How Do I Count Participants to Determine Whether My Plan Requires an Audit?
Only large plans with 100 or more eligible participants as of the first day of the plan year need to file a plan audit with Form 5500, but determining the number of participants isn’t as straightforward as it sounds. For more details about plan audits, please see our Help Center article "How Plan Audits Work".
You can always check your current participant account by visiting your Vestwell portal. However, please note that this count will be as of the current date (not the beginning of the plan year) and will not include terminated participants with a balance (see below point 4).
For a more detailed report, you can also download your eligibility report from the Reports tab. You will need to filter the sheet to include terminated participants with balances and participants that have entry dates on or before the first day of the plan year in question. Please note that the entry dates for terminated participants do not show on this report, but it will give you an approximate participant count. For an exact participant count as of the beginning of the plan year, email clientsuccess@vestwell.com and request a custom report.

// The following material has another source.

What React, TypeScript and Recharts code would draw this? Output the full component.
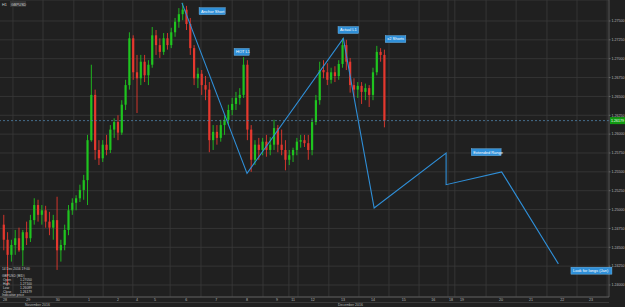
import React from 'react';
import { ComposedChart, Bar, Line, XAxis, YAxis, CartesianGrid, ReferenceLine, ReferenceDot } from 'recharts';

// H1 GBPUSD, sampled as 3-hour candles (x = slot index, 8 slots per day)
const opens = [
  1.2480, 1.2460, 1.2440, 1.2453, 1.2462, 1.2446, 1.2470, 1.2462, 1.2486, 1.2506,
  1.2493, 1.2499, 1.2484, 1.2476, 1.2486, 1.2446, 1.2453, 1.2473, 1.2499, 1.2509,
  1.2515, 1.2526, 1.2539, 1.2592, 1.2652, 1.2579, 1.2568, 1.2586, 1.2579, 1.2606,
  1.2616, 1.2602, 1.2639, 1.2665, 1.2727, 1.2682, 1.2674, 1.2696, 1.2678, 1.2692,
  1.2731, 1.2718, 1.2709, 1.2727, 1.2718, 1.2735, 1.2749, 1.2759, 1.2765, 1.2746,
  1.2714, 1.2674, 1.2680, 1.2665, 1.2659, 1.2592, 1.2603, 1.2595, 1.2612, 1.2619,
  1.2632, 1.2640, 1.2648, 1.2652, 1.2692, 1.2606, 1.2566, 1.2586, 1.2579, 1.2590,
  1.2579, 1.2586, 1.2608, 1.2586, 1.2579, 1.2566, 1.2572, 1.2579, 1.2590, 1.2592,
  1.2588, 1.2579, 1.2616, 1.2645, 1.2685, 1.2682, 1.2672, 1.2682, 1.2677, 1.2693,
  1.2718, 1.2696, 1.2665, 1.2659, 1.2664, 1.2656, 1.2661, 1.2652, 1.2682, 1.2709,
  1.2705,
];
const highs = [
  1.2493, 1.2470, 1.2460, 1.2473, 1.2476, 1.2473, 1.2484, 1.2493, 1.2515, 1.2513,
  1.2506, 1.2505, 1.2497, 1.2493, 1.2517, 1.2460, 1.2480, 1.2506, 1.2515, 1.2519,
  1.2533, 1.2546, 1.2599, 1.2692, 1.2659, 1.2592, 1.2592, 1.2599, 1.2612, 1.2621,
  1.2625, 1.2645, 1.2672, 1.2735, 1.2731, 1.2705, 1.2705, 1.2705, 1.2698, 1.2742,
  1.2738, 1.2727, 1.2734, 1.2734, 1.2741, 1.2754, 1.2767, 1.2774, 1.2770, 1.2754,
  1.2718, 1.2688, 1.2685, 1.2677, 1.2669, 1.2612, 1.2612, 1.2619, 1.2625, 1.2639,
  1.2648, 1.2656, 1.2661, 1.2702, 1.2698, 1.2612, 1.2592, 1.2595, 1.2595, 1.2599,
  1.2596, 1.2619, 1.2612, 1.2606, 1.2592, 1.2579, 1.2582, 1.2595, 1.2599, 1.2599,
  1.2599, 1.2621, 1.2652, 1.2696, 1.2698, 1.2694, 1.2688, 1.2690, 1.2698, 1.2727,
  1.2725, 1.2701, 1.2674, 1.2669, 1.2669, 1.2667, 1.2665, 1.2688, 1.2717, 1.2714,
  1.2712,
];
const lows = [
  1.2446, 1.2400, 1.2431, 1.2440, 1.2444, 1.2425, 1.2453, 1.2457, 1.2480, 1.2484,
  1.2480, 1.2476, 1.2466, 1.2460, 1.2420, 1.2431, 1.2446, 1.2466, 1.2493, 1.2499,
  1.2510, 1.2513, 1.2506, 1.2590, 1.2566, 1.2559, 1.2563, 1.2572, 1.2575, 1.2595,
  1.2592, 1.2599, 1.2632, 1.2659, 1.2672, 1.2628, 1.2665, 1.2669, 1.2665, 1.2688,
  1.2705, 1.2701, 1.2705, 1.2712, 1.2714, 1.2729, 1.2741, 1.2751, 1.2738, 1.2705,
  1.2665, 1.2661, 1.2652, 1.2645, 1.2576, 1.2579, 1.2586, 1.2590, 1.2599, 1.2612,
  1.2625, 1.2632, 1.2639, 1.2648, 1.2592, 1.2550, 1.2559, 1.2566, 1.2572, 1.2570,
  1.2572, 1.2579, 1.2576, 1.2572, 1.2552, 1.2559, 1.2563, 1.2572, 1.2582, 1.2583,
  1.2566, 1.2572, 1.2612, 1.2639, 1.2674, 1.2665, 1.2667, 1.2669, 1.2672, 1.2688,
  1.2685, 1.2655, 1.2649, 1.2648, 1.2640, 1.2645, 1.2636, 1.2645, 1.2678, 1.2696,
  1.2609,
];
const closes = [
  1.2460, 1.2440, 1.2453, 1.2462, 1.2446, 1.2470, 1.2462, 1.2486, 1.2506, 1.2493,
  1.2499, 1.2484, 1.2476, 1.2486, 1.2446, 1.2453, 1.2473, 1.2499, 1.2509, 1.2515,
  1.2526, 1.2539, 1.2592, 1.2652, 1.2579, 1.2568, 1.2586, 1.2579, 1.2606, 1.2616,
  1.2602, 1.2639, 1.2665, 1.2727, 1.2682, 1.2674, 1.2696, 1.2678, 1.2692, 1.2731,
  1.2718, 1.2709, 1.2727, 1.2718, 1.2735, 1.2749, 1.2759, 1.2765, 1.2746, 1.2714,
  1.2674, 1.2680, 1.2665, 1.2659, 1.2592, 1.2603, 1.2595, 1.2612, 1.2619, 1.2632,
  1.2640, 1.2648, 1.2652, 1.2692, 1.2606, 1.2566, 1.2586, 1.2579, 1.2590, 1.2579,
  1.2586, 1.2608, 1.2586, 1.2579, 1.2566, 1.2572, 1.2579, 1.2590, 1.2592, 1.2588,
  1.2579, 1.2616, 1.2645, 1.2685, 1.2682, 1.2672, 1.2682, 1.2677, 1.2693, 1.2718,
  1.2696, 1.2665, 1.2659, 1.2664, 1.2656, 1.2661, 1.2652, 1.2682, 1.2709, 1.2705,
  1.26179,
];

const dayTicks = [1.3, 7.4, 15.2, 23.4, 31.0, 36.0, 40.7, 48.9, 56.8, 64.9, 72.8, 77.0, 82.2, 90.1, 98.0, 106.1, 113.8, 118.5, 121.4, 131.6, 139.5, 147.7, 155.3];
const dayLabels = ['28', '29', '30', '1', '2', '4', '5', '6', '7', '8', '9', '11', '12', '13', '14', '15', '16', '18', '19', '20', '21', '22', '23'];
const gridSlots = [3.4, 11.3, 19.4, 27.1, 34.9, 44.7, 52.8, 61.0, 69.1, 75.9, 78.3, 86.4, 94.3, 102.2, 110.1, 117.7, 119.5, 127.7, 135.6, 143.7, 151.6, 159.5];
const priceTicks = [1.24, 1.2425, 1.245, 1.2475, 1.25, 1.2525, 1.255, 1.2575, 1.26, 1.2625, 1.265, 1.2675, 1.27, 1.2725, 1.275];

const zigzagX = [47.8, 64.9, 90.2, 98.3, 117.2, 117.2, 131.8, 146.7];
const zigzagP = [1.2774, 1.2548, 1.2727, 1.2502, 1.2575, 1.2533, 1.2550, 1.2428];

const noteTexts = ['Anchor Short', 'HOT L1', 'Actual L1', 'x2 Shorts', 'Extended Range', 'Look for longs (Jan)'];
const noteX = [52.3, 61.5, 88.8, 101.2, 123.8, 150.0];
const noteP = [1.2763, 1.2709, 1.2738, 1.2726, 1.2576, 1.2419];

const lastPrice = 1.26179;
const infoRows = [
  ['Open', '1.27050'],
  ['High', '1.27100'],
  ['Low', '1.26089'],
  ['Close', '1.26179'],
];

const GREEN = '#1fc41f';
const RED = '#e5382e';
const BLUE = '#2f8fd8';
const BG = '#202020';
const FONT = '"Liberation Sans", Arial, sans-serif';

const candles = opens.map((o, i) => ({
  x: i + 1,
  o,
  h: highs[i],
  l: lows[i],
  c: closes[i],
  range: [lows[i], highs[i]],
}));
const zigzag = zigzagX.map((x, i) => ({ x, p: zigzagP[i] }));

const Candle = (props: any) => {
  const { x, y, width, height, payload } = props;
  if (!payload) return null;
  const { o, h, l, c } = payload;
  const top = Math.min(y, y + height);
  const hh = Math.abs(height);
  const k = h - l > 0 ? hh / (h - l) : 0;
  const cx = x + width / 2;
  const bTop = top + (h - Math.max(o, c)) * k;
  const bBot = top + (h - Math.min(o, c)) * k;
  const color = c >= o ? GREEN : RED;
  return (
    <g>
      <line x1={cx} x2={cx} y1={top} y2={top + hh} stroke={color} strokeWidth={0.9} />
      <rect x={cx - 1.1} y={bTop} width={2.2} height={Math.max(bBot - bTop, 0.8)} fill={color} />
    </g>
  );
};

const NoteBox = ({ cx, cy, text }: any) => {
  const w = text.length * 1.85 + 4;
  return (
    <g>
      <rect x={cx} y={cy - 3.5} width={w} height={7} fill={BLUE} stroke="#7cc0f0" strokeWidth={0.4} />
      <text x={cx + 2} y={cy + 1.4} fontSize={4} fill="#ffffff" fontFamily={FONT}>{text}</text>
    </g>
  );
};

const PriceTag = (props: any) => {
  const vb = props.viewBox || {};
  const y = vb.y ?? 0;
  const x = (vb.x ?? 0) + (vb.width ?? 0);
  return (
    <g>
      <rect x={x + 1} y={y - 3.5} width={15} height={7} fill="#119a11" />
      <text x={x + 2} y={y + 1.4} fontSize={3.6} fill="#ffffff" fontFamily={FONT}>{lastPrice.toFixed(5)}</text>
    </g>
  );
};

const XTick = (props: any) => {
  const { x, y, payload } = props;
  const idx = dayTicks.indexOf(payload.value);
  return (
    <text x={x} y={y + 3.6} fontSize={3.6} fill="#b8b8b8" textAnchor="middle" fontFamily={FONT}>
      {idx >= 0 ? dayLabels[idx] : ''}
    </text>
  );
};

const YTick = (props: any) => {
  const { x, y, payload } = props;
  return (
    <text x={x + 1} y={y + 1.3} fontSize={3.6} fill="#b8b8b8" fontFamily={FONT}>
      {Number(payload.value).toFixed(5)}
    </text>
  );
};

export default function App() {
  return (
    <div style={{ position: 'fixed', left: 0, top: 0, width: 625, height: 307, background: BG, overflow: 'hidden' }}>
      <ComposedChart width={625} height={307} data={candles} margin={{ top: 0, right: 0, bottom: 0, left: 0 }}>
        <CartesianGrid stroke="#3a3a3a" strokeWidth={0.8} verticalValues={gridSlots} />
        <XAxis
          type="number"
          dataKey="x"
          domain={[0, 160]}
          allowDataOverflow
          ticks={dayTicks}
          interval={0}
          tick={<XTick />}
          tickLine={false}
          tickSize={0}
          tickMargin={0}
          axisLine={{ stroke: '#666666', strokeWidth: 0.8 }}
          height={10}
        />
        <YAxis
          orientation="right"
          type="number"
          domain={[1.23841, 1.27778]}
          allowDataOverflow
          ticks={priceTicks}
          interval={0}
          tick={<YTick />}
          tickSize={1.5}
          tickMargin={0}
          tickLine={{ stroke: '#666666' }}
          axisLine={{ stroke: '#666666', strokeWidth: 0.8 }}
          width={16}
        />
        <ReferenceLine y={lastPrice} stroke="#4f83aa" strokeDasharray="2 2" strokeWidth={0.8} label={<PriceTag />} ifOverflow="visible" />
        <Bar dataKey="range" barSize={3} shape={<Candle />} isAnimationActive={false} />
        <Line
          data={zigzag}
          dataKey="p"
          type="linear"
          stroke={BLUE}
          strokeWidth={1.1}
          dot={false}
          activeDot={false}
          isAnimationActive={false}
        />
        {noteTexts.map((t, i) => (
          <ReferenceDot
            key={t}
            x={noteX[i]}
            y={noteP[i]}
            r={0}
            ifOverflow="visible"
            shape={(p: any) => <NoteBox cx={p.cx} cy={p.cy} text={t} />}
          />
        ))}
      </ComposedChart>
      <svg width={625} height={307} style={{ position: 'absolute', left: 0, top: 0, pointerEvents: 'none' }}>
        <text x={2} y={5.5} fontSize={3.8} fill="#d0d0d0" fontFamily={FONT}>H1</text>
        <rect x={10} y={1} width={16} height={6} fill="#333333" />
        <text x={11} y={5.5} fontSize={3.6} fill="#d0d0d0" fontFamily={FONT}>GBPUSD</text>
        <text x={2} y={269.5} fontSize={3.3} fill="#c8c8c8" fontFamily={FONT}>14 Dec 2016 19:00</text>
        <text x={2} y={276.5} fontSize={3.3} fill="#c8c8c8" fontFamily={FONT}>GBPUSD (BID)</text>
        {infoRows.map((r, i) => (
          <g key={r[0]}>
            <text x={3} y={280.8 + i * 4} fontSize={3.3} fill="#c8c8c8" fontFamily={FONT}>{r[0]}</text>
            <text x={20} y={280.8 + i * 4} fontSize={3.3} fill="#c8c8c8" fontFamily={FONT}>{r[1]}</text>
          </g>
        ))}
        <text x={2} y={296} fontSize={3.3} fill="#c8c8c8" fontFamily={FONT}>Indicative price</text>
        <line x1={0} x2={609} y1={302.5} y2={302.5} stroke="#4a4a4a" strokeWidth={0.6} />
        <text x={25} y={306} fontSize={3.5} fill="#b8b8b8" fontFamily={FONT}>November 2016</text>
        <text x={338} y={306} fontSize={3.5} fill="#b8b8b8" fontFamily={FONT}>December 2016</text>
      </svg>
    </div>
  );
}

How to count the number of participants:
- Consider retroactive entry dates. The general practice is to consider the retroactive entry date as establishing the individual’s rights to plan benefits for the plan year for which the annual report is being filed and therefore counting them.

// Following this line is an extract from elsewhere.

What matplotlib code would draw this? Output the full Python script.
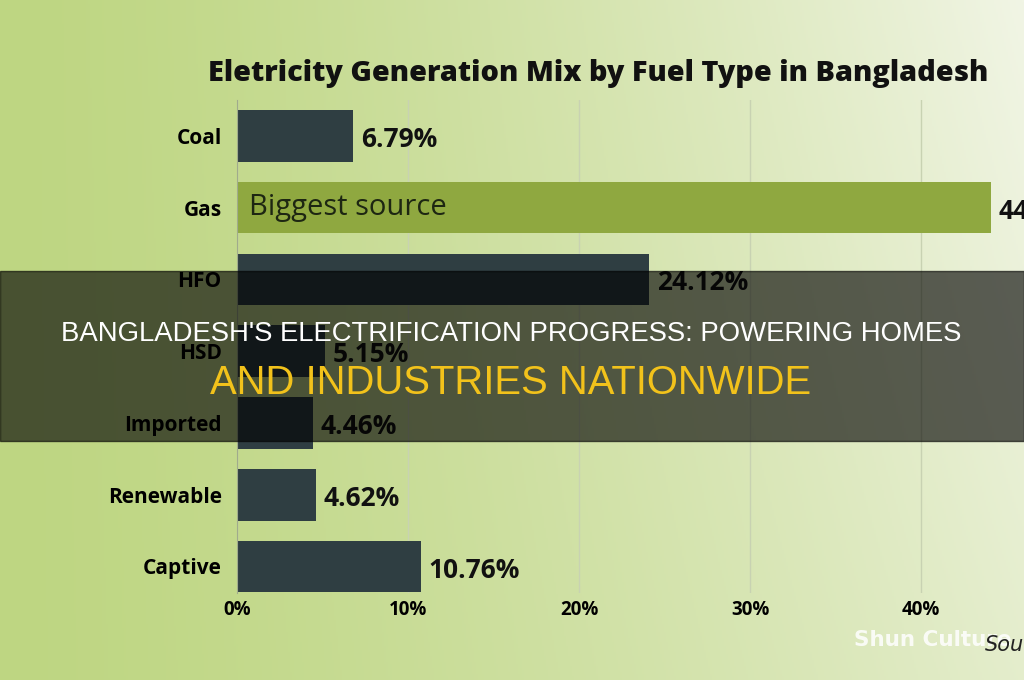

- Remember to make the determination on all employees as of the first day of the plan year.
- An employee is a participant in a 401(k) plan if s/he has the right to defer compensation under the plan, regardless of whether s/he actually makes a deferral election.

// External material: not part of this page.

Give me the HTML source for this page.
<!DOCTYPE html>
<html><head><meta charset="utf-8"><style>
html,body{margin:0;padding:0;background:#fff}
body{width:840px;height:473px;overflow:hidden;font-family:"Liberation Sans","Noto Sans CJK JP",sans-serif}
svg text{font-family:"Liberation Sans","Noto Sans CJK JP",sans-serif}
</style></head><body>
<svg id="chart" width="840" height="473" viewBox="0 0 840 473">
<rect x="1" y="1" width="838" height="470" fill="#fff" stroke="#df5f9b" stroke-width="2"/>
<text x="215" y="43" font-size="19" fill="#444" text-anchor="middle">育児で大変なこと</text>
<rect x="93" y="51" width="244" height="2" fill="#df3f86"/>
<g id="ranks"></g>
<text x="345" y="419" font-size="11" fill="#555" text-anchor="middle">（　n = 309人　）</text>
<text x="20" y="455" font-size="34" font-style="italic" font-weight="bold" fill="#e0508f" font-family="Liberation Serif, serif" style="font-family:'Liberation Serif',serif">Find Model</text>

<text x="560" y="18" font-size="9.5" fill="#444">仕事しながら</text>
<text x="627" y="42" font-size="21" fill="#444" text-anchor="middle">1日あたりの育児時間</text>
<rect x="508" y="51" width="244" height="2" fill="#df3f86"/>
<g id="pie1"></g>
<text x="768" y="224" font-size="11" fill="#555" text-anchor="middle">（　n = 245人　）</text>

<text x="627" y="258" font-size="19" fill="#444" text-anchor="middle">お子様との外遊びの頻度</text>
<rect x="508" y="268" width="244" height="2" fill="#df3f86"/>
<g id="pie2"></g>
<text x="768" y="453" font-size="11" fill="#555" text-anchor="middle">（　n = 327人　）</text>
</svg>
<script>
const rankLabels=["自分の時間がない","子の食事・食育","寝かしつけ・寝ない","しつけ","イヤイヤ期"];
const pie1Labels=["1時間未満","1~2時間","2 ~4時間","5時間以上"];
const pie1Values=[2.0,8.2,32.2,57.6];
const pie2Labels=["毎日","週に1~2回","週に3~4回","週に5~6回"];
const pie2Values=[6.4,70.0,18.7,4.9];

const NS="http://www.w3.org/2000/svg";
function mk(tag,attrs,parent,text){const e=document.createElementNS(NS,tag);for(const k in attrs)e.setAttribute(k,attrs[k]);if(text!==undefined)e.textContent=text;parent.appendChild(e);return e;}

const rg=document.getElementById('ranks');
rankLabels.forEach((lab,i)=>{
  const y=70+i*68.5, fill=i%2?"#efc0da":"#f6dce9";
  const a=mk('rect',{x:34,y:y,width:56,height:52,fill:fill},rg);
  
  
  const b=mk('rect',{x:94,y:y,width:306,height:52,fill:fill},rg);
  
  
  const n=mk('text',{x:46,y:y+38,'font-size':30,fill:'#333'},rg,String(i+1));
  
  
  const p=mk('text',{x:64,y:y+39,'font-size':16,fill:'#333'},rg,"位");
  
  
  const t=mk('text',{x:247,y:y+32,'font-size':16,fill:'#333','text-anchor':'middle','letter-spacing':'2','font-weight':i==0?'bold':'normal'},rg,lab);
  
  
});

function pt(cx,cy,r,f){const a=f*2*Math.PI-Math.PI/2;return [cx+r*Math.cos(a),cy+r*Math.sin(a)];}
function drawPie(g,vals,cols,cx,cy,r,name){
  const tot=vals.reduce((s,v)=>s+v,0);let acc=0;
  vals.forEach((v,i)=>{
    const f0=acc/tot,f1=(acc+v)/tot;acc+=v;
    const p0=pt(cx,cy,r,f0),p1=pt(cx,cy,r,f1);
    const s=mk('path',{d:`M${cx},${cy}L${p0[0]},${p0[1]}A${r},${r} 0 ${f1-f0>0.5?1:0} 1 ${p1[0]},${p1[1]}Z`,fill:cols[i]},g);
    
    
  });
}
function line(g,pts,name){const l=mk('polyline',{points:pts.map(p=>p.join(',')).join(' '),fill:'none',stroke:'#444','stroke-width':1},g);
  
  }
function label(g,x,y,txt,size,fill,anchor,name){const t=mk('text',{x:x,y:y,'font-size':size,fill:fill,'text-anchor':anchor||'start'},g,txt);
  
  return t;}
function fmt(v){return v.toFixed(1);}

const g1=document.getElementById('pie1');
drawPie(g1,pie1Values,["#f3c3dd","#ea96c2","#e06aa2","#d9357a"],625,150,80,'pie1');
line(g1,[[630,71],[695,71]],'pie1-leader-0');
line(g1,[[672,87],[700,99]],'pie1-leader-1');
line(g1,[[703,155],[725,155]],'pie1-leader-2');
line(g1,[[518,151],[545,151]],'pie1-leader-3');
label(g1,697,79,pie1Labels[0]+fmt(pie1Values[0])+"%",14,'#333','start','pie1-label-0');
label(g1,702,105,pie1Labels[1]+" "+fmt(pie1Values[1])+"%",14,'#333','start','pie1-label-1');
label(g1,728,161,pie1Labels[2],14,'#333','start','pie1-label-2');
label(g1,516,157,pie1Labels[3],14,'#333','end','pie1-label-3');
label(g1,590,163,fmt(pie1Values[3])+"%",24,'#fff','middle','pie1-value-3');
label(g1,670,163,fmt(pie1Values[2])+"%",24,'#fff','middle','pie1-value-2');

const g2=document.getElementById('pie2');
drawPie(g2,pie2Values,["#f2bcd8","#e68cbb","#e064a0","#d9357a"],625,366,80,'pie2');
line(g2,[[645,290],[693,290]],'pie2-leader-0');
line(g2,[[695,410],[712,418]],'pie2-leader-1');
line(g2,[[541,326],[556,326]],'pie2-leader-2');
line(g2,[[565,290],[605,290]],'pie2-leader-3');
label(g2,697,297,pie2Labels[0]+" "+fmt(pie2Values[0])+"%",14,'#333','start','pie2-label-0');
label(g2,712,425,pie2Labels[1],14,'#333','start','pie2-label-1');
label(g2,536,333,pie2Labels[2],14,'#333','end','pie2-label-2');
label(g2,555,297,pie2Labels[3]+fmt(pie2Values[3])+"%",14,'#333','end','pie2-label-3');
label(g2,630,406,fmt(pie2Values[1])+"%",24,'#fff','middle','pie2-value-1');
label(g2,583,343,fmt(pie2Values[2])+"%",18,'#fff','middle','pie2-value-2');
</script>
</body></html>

- Don’t forget about terminated participants. If a terminated participant has no vested rights in their benefit, participant status will cease after the participant incurs a one-year break in service rule. For example, if the terminated participant is zero percent vested in the employer-derived benefit but has made elective deferrals because of a 401(k) arrangement also included in the plan, participant status would not terminate after a one-year break in service unless by that time the elective deferrals had been fully distributed since the elective deferrals are 100% vested.
- Missing participants are not included, even if they have a vested balance if their balance has already been turned over as a forfeiture.
Some additional special rules for certain kinds of plans:
- Plans with between 80-120 participants. If a plan that has been filing the forms required for a small plan filer has its participant level rise above 99, but not above 120, it may continue to treat itself as a small plan filer and therefore avoid the plan audit requirement. So long as the participant count does not rise above 120, there is no limit on the number of years an employer can use this exception as long as the small plan filer rules were applied in the year before. This exception is not applicable to a new plan that starts with a participant count above 99. A plan must have at least one year with a participant count below 100, where it is eligible to file as a small plan filer before it can use this exception when the participant count rises above 99. If for any year the participant count is above 99 but not above 120, the employer elects to be treated as a large plan filer, then it must file as a large plan filer for all subsequent years unless the participant count drops below 100.
- Employers that sponsor two or more plans. Each plan determines its filing status separately, based on the participant count in that plan. The fact that plans are permissively aggregated for coverage testing does not affect their filing status for Form 5500 purposes. However, if two or more employers are in a controlled group or an affiliated service group, they may maintain a single plan and one audit. As such, the employer should add the total number of participants to determine whether or not it must undergo a large plan audit. To be a single plan, the assets of the plan must be available on an ongoing basis to pay all benefits of the plan. This requirement can be confusing for defined contribution plans. For example, where participants in a defined contribution plan direct their own investments, only the investments chosen by a participant are available to pay that participant's benefits. The right of participants to direct their own investment should not alone cause the plan to fail to be a single plan. Rather, the manner in which the plan would deal with non-directed investments must be examined.
- Non-related employers maintaining a single plan (such as multiple employer plans (MEPs)). Two or more employers that do not constitute a controlled group or an affiliated service group are permitted to maintain a single plan in certain circumstances, and it may be possible to have only one annual return to cover all employers. As such, a plan is considered to have more than 100 participants if the aggregate number of participants in the MEP equals 100 or more.